To improve the time resolution of the STM, the researchers modified the tip so that it not only measured electrical current but also supplied it. They fed current to an atom and then measured its state after a fixed period of time. For each such time period, they took 100,000 measurements. They varied the time between pulses and measurements, repeating the process again and again. The images from each measurement were combined as frames in a video. By putting these frames together, the researchers created a moving picture of the spin state of the atom, with a frame taken every five nanoseconds or so.
Loth says the IBM researchers hope to use the fast STM technique for two basic areas of research. First, they’ll continue using it to determine whether different combinations of atoms can store quantum information for longer. Second, by using a stream of photons instead of a stream of electrons as the pulse signal, says Loth, the researchers hope to gain a better understanding of how some organic molecules convert light into electrical energy. This could lead to better solar cells.

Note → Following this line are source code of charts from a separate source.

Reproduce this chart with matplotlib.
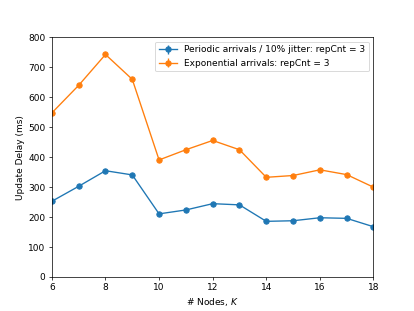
import numpy as np
import matplotlib
matplotlib.use('Agg')
import matplotlib.pyplot as plt

### Data
nodes = np.arange(6, 19)
periodic = [252, 302, 354, 340, 210, 223, 244, 240, 185, 187, 197, 195, 167]
periodic_err = [3, 3, 4, 4, 3, 3, 3, 3, 3, 3, 3, 3, 3]
exponential = [547, 639, 742, 659, 390, 424, 455, 424, 332, 338, 357, 341, 299]
exponential_err = [6, 6, 7, 7, 5, 5, 5, 5, 4, 4, 4, 4, 4]

### Plot
fig = plt.figure(figsize=(6.4, 4.8), dpi=64.84)
ax = plt.subplot(111)

ax.errorbar(nodes, periodic, yerr=periodic_err, marker='o',
            label='Periodic arrivals / 10% jitter: repCnt = 3')
ax.errorbar(nodes, exponential, yerr=exponential_err, marker='o',
            label='Exponential arrivals: repCnt = 3')

ax.set_xlim([6, 18])
ax.set_ylim([0, 800])
ax.set_xlabel('# Nodes, $K$')
ax.set_ylabel('Update Delay (ms)')
ax.legend(loc='upper right')

plt.savefig('out.png', dpi=64.84)
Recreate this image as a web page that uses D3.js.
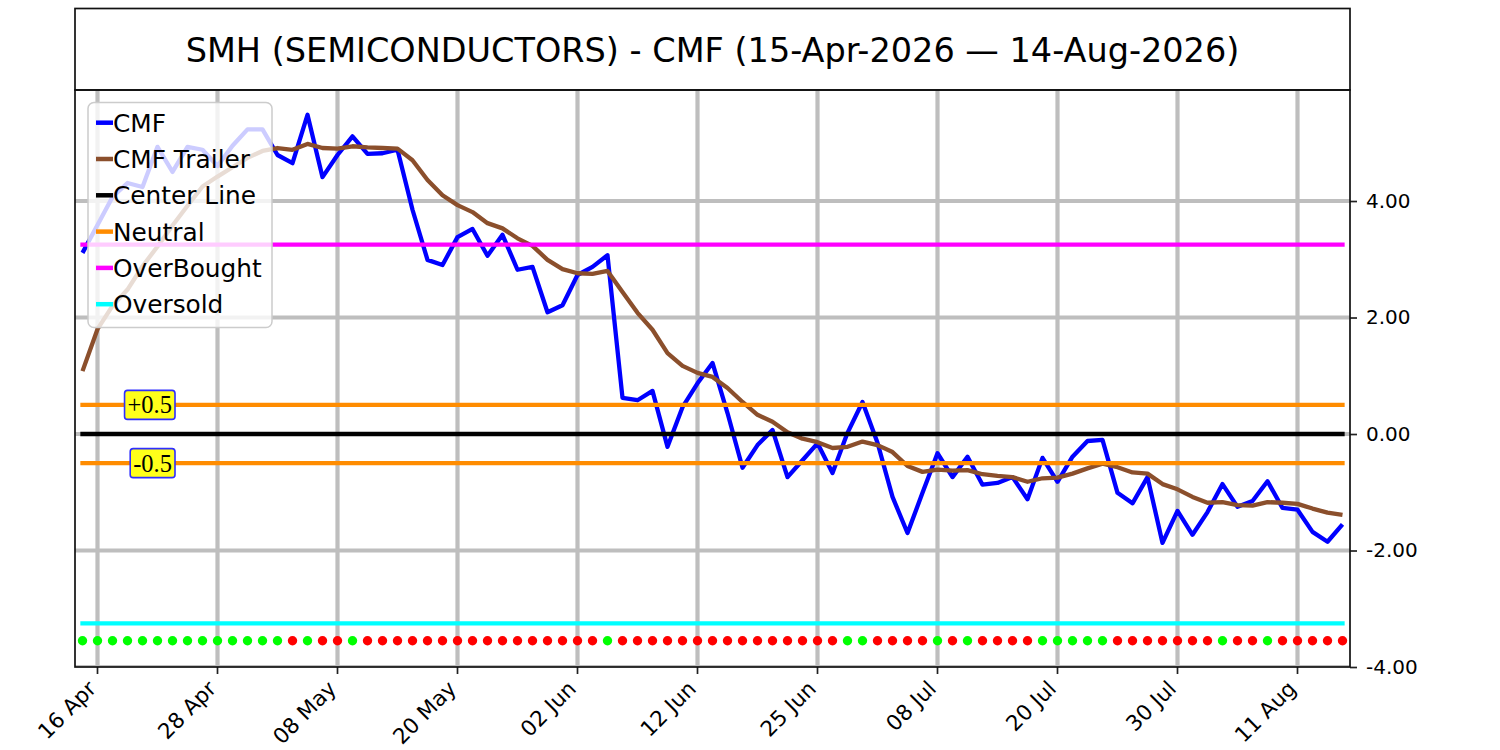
<!DOCTYPE html>
<html>
<head>
<meta charset="utf-8">
<script src="https://cdnjs.cloudflare.com/ajax/libs/d3/7.8.5/d3.min.js"></script>
<style>
  body { margin: 0; background: #fff; }
  svg { display: block; font-family: "DejaVu Sans", sans-serif; }
</style>
</head>
<body>
<div id="chart"></div>
<script>
// trading days shown on the x axis
const dates = [
  "2026-04-15","2026-04-16","2026-04-17","2026-04-20","2026-04-21","2026-04-22","2026-04-23","2026-04-24","2026-04-27","2026-04-28","2026-04-29","2026-04-30",
  "2026-05-01","2026-05-04","2026-05-05","2026-05-06","2026-05-07","2026-05-08","2026-05-11","2026-05-12","2026-05-13","2026-05-14","2026-05-15","2026-05-18","2026-05-19","2026-05-20","2026-05-21","2026-05-22","2026-05-26","2026-05-27","2026-05-28","2026-05-29",
  "2026-06-01","2026-06-02","2026-06-03","2026-06-04","2026-06-05","2026-06-08","2026-06-09","2026-06-10","2026-06-11","2026-06-12","2026-06-15","2026-06-16","2026-06-17","2026-06-18","2026-06-22","2026-06-23","2026-06-24","2026-06-25","2026-06-26","2026-06-29","2026-06-30",
  "2026-07-01","2026-07-02","2026-07-06","2026-07-07","2026-07-08","2026-07-09","2026-07-10","2026-07-13","2026-07-14","2026-07-15","2026-07-16","2026-07-17","2026-07-20","2026-07-21","2026-07-22","2026-07-23","2026-07-24","2026-07-27","2026-07-28","2026-07-29","2026-07-30","2026-07-31",
  "2026-08-03","2026-08-04","2026-08-05","2026-08-06","2026-08-07","2026-08-10","2026-08-11","2026-08-12","2026-08-13","2026-08-14"
];

const cmf = [
  3.11, 3.59, 4.07, 4.31, 4.24, 4.93, 4.50, 4.93, 4.88, 4.60,
  4.95, 5.23, 5.23, 4.79, 4.65, 5.48, 4.41, 4.79, 5.11, 4.81,
  4.82, 4.88, 3.85, 2.99, 2.90, 3.38, 3.52, 3.06, 3.42, 2.82,
  2.87, 2.09, 2.21, 2.73, 2.87, 3.07, 0.62, 0.58, 0.74, -0.22,
  0.46, 0.87, 1.22, 0.36, -0.58, -0.19, 0.07, -0.74, -0.45, -0.16,
  -0.67, 0.02, 0.55, -0.15, -1.08, -1.70, -1.01, -0.33, -0.74, -0.39,
  -0.87, -0.84, -0.74, -1.12, -0.41, -0.82, -0.39, -0.12, -0.10, -1.01,
  -1.19, -0.74, -1.87, -1.32, -1.73, -1.34, -0.86, -1.25, -1.15, -0.81,
  -1.27, -1.30, -1.68, -1.85, -1.55
];

const trailer = [
  1.08, 1.80, 2.20, 2.48, 2.88, 3.22, 3.58, 3.92, 4.25, 4.42,
  4.58, 4.74, 4.86, 4.91, 4.88, 4.98, 4.91, 4.90, 4.94, 4.92,
  4.91, 4.90, 4.70, 4.36, 4.10, 3.93, 3.81, 3.62, 3.53, 3.36,
  3.23, 2.99, 2.83, 2.76, 2.75, 2.80, 2.44, 2.08, 1.79, 1.39,
  1.17, 1.05, 0.98, 0.79, 0.55, 0.33, 0.21, 0.03, -0.08, -0.14,
  -0.24, -0.22, -0.13, -0.19, -0.31, -0.55, -0.65, -0.61, -0.63, -0.62,
  -0.69, -0.72, -0.74, -0.82, -0.76, -0.75, -0.68, -0.59, -0.51, -0.57,
  -0.66, -0.68, -0.86, -0.95, -1.08, -1.18, -1.17, -1.22, -1.23, -1.17,
  -1.18, -1.20, -1.28, -1.35, -1.39
];

// 1 = green dot, 0 = red dot
const signal = [
  1,1,1,1,1,1,1,1,1,1,
  1,1,1,1,0,1,0,0,1,0,
  0,0,0,0,0,0,0,0,0,0,
  0,0,0,0,0,1,0,0,0,0,
  0,0,0,0,0,0,0,0,0,0,
  0,1,1,0,0,0,0,1,0,1,
  0,0,0,0,1,1,1,1,1,0,
  0,0,0,0,0,0,1,0,0,1,
  0,0,0,0,0
];

const tickDates = ["2026-04-16","2026-04-28","2026-05-08","2026-05-20","2026-06-02","2026-06-12",
                   "2026-06-25","2026-07-08","2026-07-20","2026-07-30","2026-08-11"];
const yTicks = [-4, -2, 0, 2, 4];

const refValues = [0, 0.5, -0.5, 3.25, -3.25];
const refColors = ["#000000", "#ff8c00", "#ff8c00", "#ff00ff", "#00ffff"];
const bandLabels = ["+0.5", "-0.5"];
const bandValues = [0.5, -0.5];
const signalLevel = -3.55;

const legendNames = ["CMF", "CMF Trailer", "Center Line", "Neutral", "OverBought", "Oversold"];
const legendColors = ["#0000ff", "#8b4f2c", "#000000", "#ff8c00", "#ff00ff", "#00ffff"];

const title = "SMH (SEMICONDUCTORS) - CMF (15-Apr-2026 \u2014 14-Aug-2026)";

// layout
const W = 1500, H = 750;
const pLeft = 75, pRight = 1350, pTop = 90, pBottom = 667;

const svg = d3.select("#chart").append("svg")
  .attr("width", W)
  .attr("height", H);

const x = d3.scaleBand().domain(dates).range([pLeft, pRight]);
const cx = d => x(d) + x.bandwidth() / 2;
const y = d3.scaleLinear().domain([-4, 5.906]).range([pBottom, pTop]);

svg.append("clipPath").attr("id", "plot")
  .append("rect")
    .attr("x", pLeft).attr("y", pTop)
    .attr("width", pRight - pLeft).attr("height", pBottom - pTop);

const plot = svg.append("g").attr("clip-path", "url(#plot)");

// grid
plot.append("g").selectAll("line")
  .data(tickDates)
  .join("line")
    .attr("x1", cx).attr("x2", cx)
    .attr("y1", pTop).attr("y2", pBottom)
    .attr("stroke", "#bebebe")
    .attr("stroke-width", 4.2);

plot.append("g").selectAll("line")
  .data(yTicks)
  .join("line")
    .attr("x1", pLeft).attr("x2", pRight)
    .attr("y1", d => y(d)).attr("y2", d => y(d))
    .attr("stroke", "#bebebe")
    .attr("stroke-width", 4.2);

const line = d3.line()
  .x((d, i) => cx(dates[i]))
  .y(d => y(d));

plot.append("path")
  .datum(cmf)
  .attr("d", line)
  .attr("fill", "none")
  .attr("stroke", legendColors[0])
  .attr("stroke-width", 4.3)
  .attr("stroke-linejoin", "round");

plot.append("path")
  .datum(trailer)
  .attr("d", line)
  .attr("fill", "none")
  .attr("stroke", legendColors[1])
  .attr("stroke-width", 4.3)
  .attr("stroke-linejoin", "round");

// horizontal reference lines across the data range
const first = dates[0], last = dates[dates.length - 1];
plot.append("g").selectAll("line")
  .data(refValues)
  .join("line")
    .attr("x1", cx(first)).attr("x2", cx(last))
    .attr("y1", d => y(d)).attr("y2", d => y(d))
    .attr("stroke", (d, i) => refColors[i])
    .attr("stroke-width", 4.3)
    .attr("stroke-linecap", "square");

// signal dots
plot.append("g").selectAll("circle")
  .data(signal)
  .join("circle")
    .attr("cx", (d, i) => cx(dates[i]))
    .attr("cy", y(signalLevel))
    .attr("r", 4.7)
    .attr("fill", d => d ? "#00ff00" : "#ff0000");

// +0.5 / -0.5 labels
const band = svg.append("g").selectAll("g")
  .data(bandValues)
  .join("g");

band.append("rect");
band.append("text")
  .attr("x", 172)
  .attr("y", d => y(d) + 8.4)
  .attr("text-anchor", "end")
  .style("font-family", "'Liberation Serif', 'DejaVu Serif', serif")
  .style("font-size", "24.5px")
  .text((d, i) => bandLabels[i]);

band.each(function(d) {
  const g = d3.select(this);
  const bb = g.select("text").node().getBBox();
  g.select("rect")
    .attr("x", bb.x - 3)
    .attr("y", y(d) - 14.5)
    .attr("width", bb.width + 6)
    .attr("height", 29)
    .attr("rx", 3)
    .attr("fill", "#ffff1a")
    .attr("stroke", "#2e2eff")
    .attr("stroke-width", 1.6);
});

// axes
const fmt = d3.timeFormat("%d %b");
const parse = d3.timeParse("%Y-%m-%d");

const xAxis = svg.append("g")
  .attr("transform", `translate(0,${pBottom})`)
  .call(d3.axisBottom(x).tickValues(tickDates).tickFormat(d => fmt(parse(d))).tickSize(7).tickSizeOuter(0));
xAxis.select(".domain").remove();
xAxis.selectAll(".tick line").attr("stroke", "#222").attr("stroke-width", 1.7);
xAxis.selectAll(".tick text")
  .attr("x", null).attr("y", null).attr("dy", null)
  .attr("text-anchor", "end")
  .attr("transform", "translate(0,23) rotate(-45)")
  .attr("fill", "#000")
  .style("font-size", "21.5px")
  .style("font-family", "'DejaVu Sans', sans-serif");

const yAxis = svg.append("g")
  .attr("transform", `translate(${pRight},0)`)
  .call(d3.axisRight(y).tickValues(yTicks).tickFormat(d => d.toFixed(2)).tickSize(7).tickPadding(9).tickSizeOuter(0));
yAxis.select(".domain").remove();
yAxis.selectAll(".tick line").attr("stroke", "#222").attr("stroke-width", 1.7);
yAxis.selectAll(".tick text")
  .attr("fill", "#000")
  .style("font-size", "20px")
  .style("font-family", "'DejaVu Sans', sans-serif");

// frames
svg.append("rect")
  .attr("x", pLeft).attr("y", pTop)
  .attr("width", pRight - pLeft).attr("height", pBottom - pTop)
  .attr("fill", "none").attr("stroke", "#111").attr("stroke-width", 1.7);

svg.append("rect")
  .attr("x", pLeft).attr("y", 8.5)
  .attr("width", pRight - pLeft).attr("height", pTop - 8.5)
  .attr("fill", "none").attr("stroke", "#111").attr("stroke-width", 1.7);

svg.append("text")
  .attr("x", (pLeft + pRight) / 2)
  .attr("y", 61.5)
  .attr("text-anchor", "middle")
  .style("font-size", "33.5px")
  .text(title);

// legend
const legend = svg.append("g");
legend.append("rect")
  .attr("x", 88).attr("y", 102.5)
  .attr("width", 184).attr("height", 225)
  .attr("rx", 6)
  .attr("fill", "#fff").attr("fill-opacity", 0.8)
  .attr("stroke", "#cccccc").attr("stroke-width", 1.5);

const item = legend.selectAll("g.item")
  .data(legendNames)
  .join("g")
    .attr("class", "item")
    .attr("transform", (d, i) => `translate(0,${122.7 + i * 36.3})`);

item.append("line")
  .attr("x1", 96).attr("x2", 113)
  .attr("stroke", (d, i) => legendColors[i])
  .attr("stroke-width", 4.5);

item.append("text")
  .attr("x", 113)
  .attr("y", 8.9)
  .style("font-size", "24.8px")
  .text(d => d);
</script>
</body>
</html>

Systems like IBM’s for flipping and measuring atomic spins could potentially be part of a future quantum computer, says Alán Aspuru-Guzik, professor of chemistry and chemical biology at Harvard University. Altering and measuring the spin of atoms, and being able to predict how atoms will behave, is an important step towards this goal, he says. Most of the devices that have been made so far, he says, are more like “quantum toys” than computers. But the field is moving steadily forward, he says. “Every week someone demonstrates manipulating the qubit a little better.”